What the exercise asks:
Return exactly and only these lines: the first of the listing through the one containing "116.1, 117.5, 116.7, 116.7, 114.0, 113.4]".

● ● ●

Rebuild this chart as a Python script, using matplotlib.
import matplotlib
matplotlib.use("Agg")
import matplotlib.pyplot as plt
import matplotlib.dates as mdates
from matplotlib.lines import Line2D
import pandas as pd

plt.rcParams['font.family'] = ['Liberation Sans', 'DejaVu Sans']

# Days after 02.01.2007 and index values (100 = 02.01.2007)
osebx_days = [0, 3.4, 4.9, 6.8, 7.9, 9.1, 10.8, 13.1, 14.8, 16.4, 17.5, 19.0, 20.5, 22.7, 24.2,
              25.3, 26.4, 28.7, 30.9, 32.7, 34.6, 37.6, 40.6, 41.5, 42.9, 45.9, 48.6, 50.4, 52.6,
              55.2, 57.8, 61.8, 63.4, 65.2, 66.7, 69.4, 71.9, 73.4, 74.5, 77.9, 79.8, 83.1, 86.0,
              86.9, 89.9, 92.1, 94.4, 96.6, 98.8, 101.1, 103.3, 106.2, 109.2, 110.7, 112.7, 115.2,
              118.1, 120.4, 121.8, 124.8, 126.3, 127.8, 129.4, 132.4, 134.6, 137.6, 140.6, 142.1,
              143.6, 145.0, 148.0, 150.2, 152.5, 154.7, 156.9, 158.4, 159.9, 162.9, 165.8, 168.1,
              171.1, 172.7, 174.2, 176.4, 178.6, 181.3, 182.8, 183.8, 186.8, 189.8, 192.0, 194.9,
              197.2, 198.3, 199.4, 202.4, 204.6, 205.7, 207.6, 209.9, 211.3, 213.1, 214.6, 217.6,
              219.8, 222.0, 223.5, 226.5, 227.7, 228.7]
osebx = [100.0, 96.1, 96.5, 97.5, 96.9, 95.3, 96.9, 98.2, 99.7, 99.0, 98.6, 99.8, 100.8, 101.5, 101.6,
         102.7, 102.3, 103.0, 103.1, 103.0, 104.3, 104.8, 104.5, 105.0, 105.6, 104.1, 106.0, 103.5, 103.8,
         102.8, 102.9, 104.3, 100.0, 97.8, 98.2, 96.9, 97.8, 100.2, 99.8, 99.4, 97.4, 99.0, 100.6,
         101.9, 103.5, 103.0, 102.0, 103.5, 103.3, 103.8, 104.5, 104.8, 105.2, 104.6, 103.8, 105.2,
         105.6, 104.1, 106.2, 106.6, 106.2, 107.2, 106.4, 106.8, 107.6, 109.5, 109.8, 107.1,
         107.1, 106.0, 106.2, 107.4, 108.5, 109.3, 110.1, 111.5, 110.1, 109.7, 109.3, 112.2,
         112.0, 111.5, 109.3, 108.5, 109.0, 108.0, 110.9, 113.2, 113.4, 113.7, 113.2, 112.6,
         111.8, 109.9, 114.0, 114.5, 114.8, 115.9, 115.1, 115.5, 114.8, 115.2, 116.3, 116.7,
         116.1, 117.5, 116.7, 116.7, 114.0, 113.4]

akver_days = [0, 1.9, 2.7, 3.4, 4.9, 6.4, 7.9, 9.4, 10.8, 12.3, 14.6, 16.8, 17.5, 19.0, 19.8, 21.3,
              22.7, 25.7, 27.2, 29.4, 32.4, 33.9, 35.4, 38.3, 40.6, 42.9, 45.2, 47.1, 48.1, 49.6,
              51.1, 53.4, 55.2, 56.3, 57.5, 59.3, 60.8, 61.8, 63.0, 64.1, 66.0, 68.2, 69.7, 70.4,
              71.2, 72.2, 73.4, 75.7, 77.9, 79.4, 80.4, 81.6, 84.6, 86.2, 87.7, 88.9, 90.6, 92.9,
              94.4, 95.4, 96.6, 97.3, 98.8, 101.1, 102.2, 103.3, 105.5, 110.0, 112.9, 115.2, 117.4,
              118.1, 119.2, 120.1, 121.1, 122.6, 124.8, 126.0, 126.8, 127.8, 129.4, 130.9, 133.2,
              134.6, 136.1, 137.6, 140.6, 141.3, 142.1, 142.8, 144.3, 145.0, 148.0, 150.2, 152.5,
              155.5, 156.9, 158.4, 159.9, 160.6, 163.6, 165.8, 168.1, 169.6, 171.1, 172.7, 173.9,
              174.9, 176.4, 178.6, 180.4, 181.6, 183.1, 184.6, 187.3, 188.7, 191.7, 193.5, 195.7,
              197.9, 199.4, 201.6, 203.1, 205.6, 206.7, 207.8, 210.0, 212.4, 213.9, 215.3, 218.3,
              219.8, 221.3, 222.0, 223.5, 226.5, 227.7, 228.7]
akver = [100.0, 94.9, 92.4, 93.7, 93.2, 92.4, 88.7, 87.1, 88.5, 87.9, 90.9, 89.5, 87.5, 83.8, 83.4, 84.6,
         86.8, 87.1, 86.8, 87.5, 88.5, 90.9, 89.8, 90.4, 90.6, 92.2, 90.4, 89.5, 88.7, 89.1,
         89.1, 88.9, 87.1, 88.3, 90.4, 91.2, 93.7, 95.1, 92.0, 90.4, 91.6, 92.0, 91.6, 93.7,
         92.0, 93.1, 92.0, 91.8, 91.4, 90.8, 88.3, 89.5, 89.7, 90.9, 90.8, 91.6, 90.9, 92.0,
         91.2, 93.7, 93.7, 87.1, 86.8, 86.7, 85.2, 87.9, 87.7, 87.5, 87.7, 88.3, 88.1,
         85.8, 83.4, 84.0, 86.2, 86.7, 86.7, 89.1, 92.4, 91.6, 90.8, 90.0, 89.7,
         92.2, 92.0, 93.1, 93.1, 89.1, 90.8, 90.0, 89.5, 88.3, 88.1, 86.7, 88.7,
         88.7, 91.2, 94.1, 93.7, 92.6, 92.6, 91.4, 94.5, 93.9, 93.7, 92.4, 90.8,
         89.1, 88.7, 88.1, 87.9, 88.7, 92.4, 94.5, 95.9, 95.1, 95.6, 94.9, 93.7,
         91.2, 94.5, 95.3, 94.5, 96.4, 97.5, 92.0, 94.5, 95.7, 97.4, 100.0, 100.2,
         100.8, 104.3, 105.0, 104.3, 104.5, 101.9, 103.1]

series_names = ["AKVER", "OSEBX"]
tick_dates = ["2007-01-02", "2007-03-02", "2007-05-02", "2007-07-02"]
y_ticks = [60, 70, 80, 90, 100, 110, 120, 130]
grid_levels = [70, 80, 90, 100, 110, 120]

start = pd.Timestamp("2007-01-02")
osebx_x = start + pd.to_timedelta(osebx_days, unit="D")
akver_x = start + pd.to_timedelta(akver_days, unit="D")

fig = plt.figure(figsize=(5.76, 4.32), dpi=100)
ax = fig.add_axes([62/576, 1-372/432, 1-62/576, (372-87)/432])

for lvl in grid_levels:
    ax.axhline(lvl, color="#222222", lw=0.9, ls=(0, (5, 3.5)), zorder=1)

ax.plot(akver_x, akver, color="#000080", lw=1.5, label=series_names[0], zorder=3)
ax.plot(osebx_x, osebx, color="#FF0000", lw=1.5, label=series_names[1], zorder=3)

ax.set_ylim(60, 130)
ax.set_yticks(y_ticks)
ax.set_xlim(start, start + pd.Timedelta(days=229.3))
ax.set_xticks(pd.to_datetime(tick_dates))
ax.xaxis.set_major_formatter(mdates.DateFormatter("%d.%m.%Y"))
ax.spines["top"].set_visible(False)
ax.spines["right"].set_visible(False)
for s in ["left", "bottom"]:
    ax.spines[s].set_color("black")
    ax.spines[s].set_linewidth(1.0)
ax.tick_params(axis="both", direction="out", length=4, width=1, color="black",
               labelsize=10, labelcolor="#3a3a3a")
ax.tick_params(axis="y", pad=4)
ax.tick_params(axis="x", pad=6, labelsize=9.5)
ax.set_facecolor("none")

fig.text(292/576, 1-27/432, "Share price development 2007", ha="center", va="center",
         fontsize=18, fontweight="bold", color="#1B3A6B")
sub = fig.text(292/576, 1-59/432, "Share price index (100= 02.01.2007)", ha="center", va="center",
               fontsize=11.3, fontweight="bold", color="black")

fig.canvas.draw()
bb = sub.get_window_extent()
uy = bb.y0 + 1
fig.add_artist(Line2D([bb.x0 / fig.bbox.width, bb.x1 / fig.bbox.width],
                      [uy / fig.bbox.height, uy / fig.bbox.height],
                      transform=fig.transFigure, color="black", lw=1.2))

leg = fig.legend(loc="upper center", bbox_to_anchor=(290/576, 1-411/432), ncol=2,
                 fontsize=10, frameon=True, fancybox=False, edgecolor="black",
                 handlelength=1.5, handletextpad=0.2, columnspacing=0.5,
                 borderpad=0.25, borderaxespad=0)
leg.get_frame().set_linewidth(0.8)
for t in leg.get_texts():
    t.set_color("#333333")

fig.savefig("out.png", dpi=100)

● ● ●

Worked solution:
Rebuild this chart as a Python script, using matplotlib.
import matplotlib
matplotlib.use("Agg")
import matplotlib.pyplot as plt
import matplotlib.dates as mdates
from matplotlib.lines import Line2D
import pandas as pd

plt.rcParams['font.family'] = ['Liberation Sans', 'DejaVu Sans']

# Days after 02.01.2007 and index values (100 = 02.01.2007)
osebx_days = [0, 3.4, 4.9, 6.8, 7.9, 9.1, 10.8, 13.1, 14.8, 16.4, 17.5, 19.0, 20.5, 22.7, 24.2,
              25.3, 26.4, 28.7, 30.9, 32.7, 34.6, 37.6, 40.6, 41.5, 42.9, 45.9, 48.6, 50.4, 52.6,
              55.2, 57.8, 61.8, 63.4, 65.2, 66.7, 69.4, 71.9, 73.4, 74.5, 77.9, 79.8, 83.1, 86.0,
              86.9, 89.9, 92.1, 94.4, 96.6, 98.8, 101.1, 103.3, 106.2, 109.2, 110.7, 112.7, 115.2,
              118.1, 120.4, 121.8, 124.8, 126.3, 127.8, 129.4, 132.4, 134.6, 137.6, 140.6, 142.1,
              143.6, 145.0, 148.0, 150.2, 152.5, 154.7, 156.9, 158.4, 159.9, 162.9, 165.8, 168.1,
              171.1, 172.7, 174.2, 176.4, 178.6, 181.3, 182.8, 183.8, 186.8, 189.8, 192.0, 194.9,
              197.2, 198.3, 199.4, 202.4, 204.6, 205.7, 207.6, 209.9, 211.3, 213.1, 214.6, 217.6,
              219.8, 222.0, 223.5, 226.5, 227.7, 228.7]
osebx = [100.0, 96.1, 96.5, 97.5, 96.9, 95.3, 96.9, 98.2, 99.7, 99.0, 98.6, 99.8, 100.8, 101.5, 101.6,
         102.7, 102.3, 103.0, 103.1, 103.0, 104.3, 104.8, 104.5, 105.0, 105.6, 104.1, 106.0, 103.5, 103.8,
         102.8, 102.9, 104.3, 100.0, 97.8, 98.2, 96.9, 97.8, 100.2, 99.8, 99.4, 97.4, 99.0, 100.6,
         101.9, 103.5, 103.0, 102.0, 103.5, 103.3, 103.8, 104.5, 104.8, 105.2, 104.6, 103.8, 105.2,
         105.6, 104.1, 106.2, 106.6, 106.2, 107.2, 106.4, 106.8, 107.6, 109.5, 109.8, 107.1,
         107.1, 106.0, 106.2, 107.4, 108.5, 109.3, 110.1, 111.5, 110.1, 109.7, 109.3, 112.2,
         112.0, 111.5, 109.3, 108.5, 109.0, 108.0, 110.9, 113.2, 113.4, 113.7, 113.2, 112.6,
         111.8, 109.9, 114.0, 114.5, 114.8, 115.9, 115.1, 115.5, 114.8, 115.2, 116.3, 116.7,
         116.1, 117.5, 116.7, 116.7, 114.0, 113.4]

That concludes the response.